Fast answer
Crypto signal profit factor needs gross win/loss totals, costs, and complete records.
Before accepting a crypto signal profit-factor claim, record the tested period, total gross winning-trade amount, total gross losing-trade amount, number of trades, fees, slippage, open positions, excluded signals, outliers, and source messages for every counted trade.
If the provider gives a profit factor without gross win/loss totals, sample size, costs, source calls, open trades, and excluded-trade rules, treat the number as incomplete.
Profit-factor checks
What to inspect in crypto signal profit-factor claims.
Gross totals
The record should show total winning-trade gains and total losing-trade losses, not only a final ratio.
Costs and slippage
Fees, funding, spreads, missed fills, and slippage can change whether gross signal results remain usable.
Outlier dependence
One large winner can make the ratio look strong. Check whether the result survives without one unusual trade.
Missing trades
Deleted calls, open losses, skipped entries, and unfilled signals should be labeled instead of excluded silently.
Source context
Profit factor is useful only when the trade set is complete.
TradesViz defines profit factor as a profit-to-loss ratio for trading performance. Investopedia also warns that average profit/loss comparisons can mislead unless probabilities and average profitability per trade are considered.
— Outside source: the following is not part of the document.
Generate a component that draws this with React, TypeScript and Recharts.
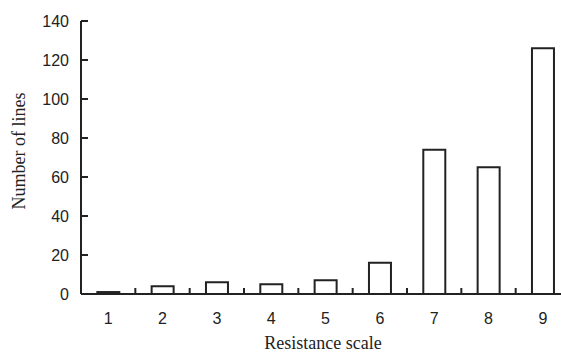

For crypto signals, profit factor should be read beside sample size, costs, and source records.
Review standard
A reviewable profit-factor claim shows the raw trade set.
For CSR evidence review, crypto signal profit factor should be backed by a full trade list, original alerts, gross winning amount, gross losing amount, fee and slippage assumptions, open-position treatment, excluded-trade labels, correction notes, and final status for each call.